Data section ->
* START *

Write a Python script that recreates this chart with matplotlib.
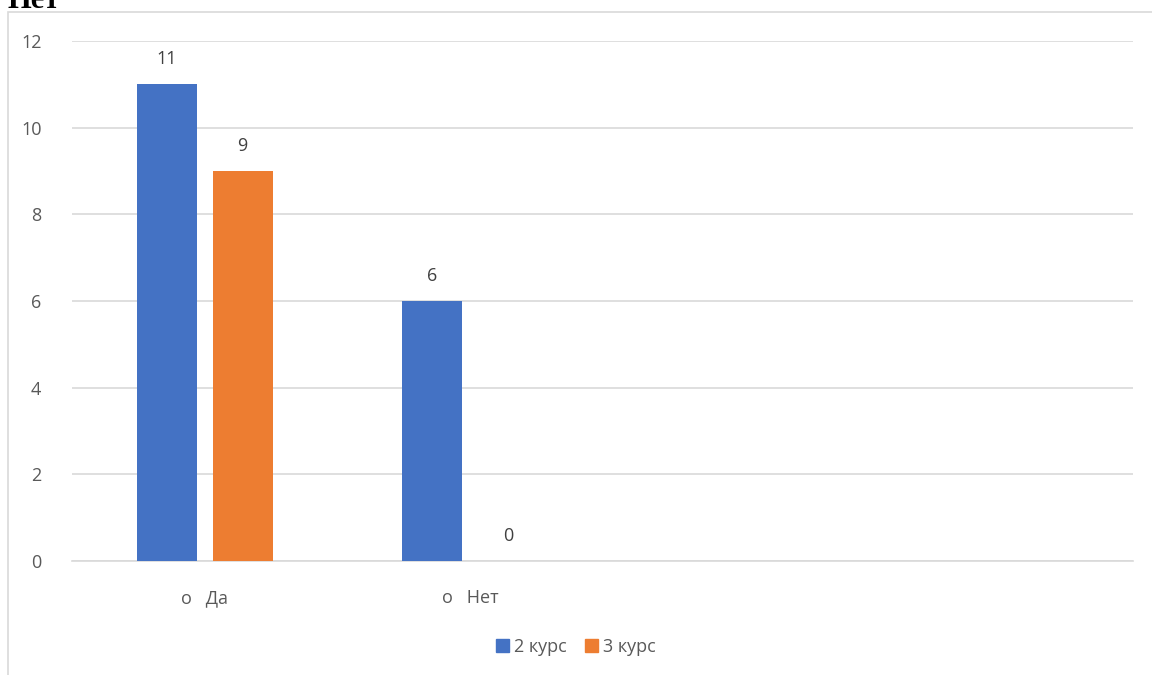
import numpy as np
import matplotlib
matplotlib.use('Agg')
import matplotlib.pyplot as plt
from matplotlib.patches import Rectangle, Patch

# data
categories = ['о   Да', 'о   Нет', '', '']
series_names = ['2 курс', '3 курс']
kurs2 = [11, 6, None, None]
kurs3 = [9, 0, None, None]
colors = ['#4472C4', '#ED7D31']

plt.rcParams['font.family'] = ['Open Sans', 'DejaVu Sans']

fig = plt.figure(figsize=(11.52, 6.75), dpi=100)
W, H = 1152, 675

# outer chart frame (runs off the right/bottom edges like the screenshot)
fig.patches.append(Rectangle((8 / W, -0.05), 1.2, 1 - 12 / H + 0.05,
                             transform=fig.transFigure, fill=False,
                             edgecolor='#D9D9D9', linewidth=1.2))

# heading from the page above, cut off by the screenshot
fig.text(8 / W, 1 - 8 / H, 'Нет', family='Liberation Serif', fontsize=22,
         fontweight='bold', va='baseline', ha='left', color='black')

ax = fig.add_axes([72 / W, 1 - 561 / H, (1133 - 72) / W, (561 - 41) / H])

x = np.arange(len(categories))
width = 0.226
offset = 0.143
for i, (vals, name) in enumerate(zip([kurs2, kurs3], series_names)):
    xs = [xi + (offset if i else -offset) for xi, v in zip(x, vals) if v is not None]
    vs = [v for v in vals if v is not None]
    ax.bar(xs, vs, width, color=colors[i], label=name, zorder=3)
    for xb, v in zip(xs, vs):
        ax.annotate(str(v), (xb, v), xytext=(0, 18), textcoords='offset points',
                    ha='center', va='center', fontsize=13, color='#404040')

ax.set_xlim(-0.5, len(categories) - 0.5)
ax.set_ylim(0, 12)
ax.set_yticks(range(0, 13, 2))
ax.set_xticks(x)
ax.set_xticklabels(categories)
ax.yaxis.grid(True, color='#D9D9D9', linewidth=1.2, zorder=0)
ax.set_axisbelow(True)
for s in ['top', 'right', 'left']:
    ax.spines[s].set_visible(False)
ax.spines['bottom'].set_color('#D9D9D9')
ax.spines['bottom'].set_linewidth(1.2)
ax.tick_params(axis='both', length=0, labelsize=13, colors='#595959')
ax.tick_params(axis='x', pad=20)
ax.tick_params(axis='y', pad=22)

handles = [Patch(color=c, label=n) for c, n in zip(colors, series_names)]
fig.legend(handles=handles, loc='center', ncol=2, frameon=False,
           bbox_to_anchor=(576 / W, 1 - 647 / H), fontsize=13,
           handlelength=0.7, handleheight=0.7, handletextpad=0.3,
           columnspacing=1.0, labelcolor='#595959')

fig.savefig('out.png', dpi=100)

* END *

What is expected -> Pick out the lines that contain "chart" and copy them.

Exercise result ->
Write a Python script that recreates this chart with matplotlib.
# outer chart frame (runs off the right/bottom edges like the screenshot)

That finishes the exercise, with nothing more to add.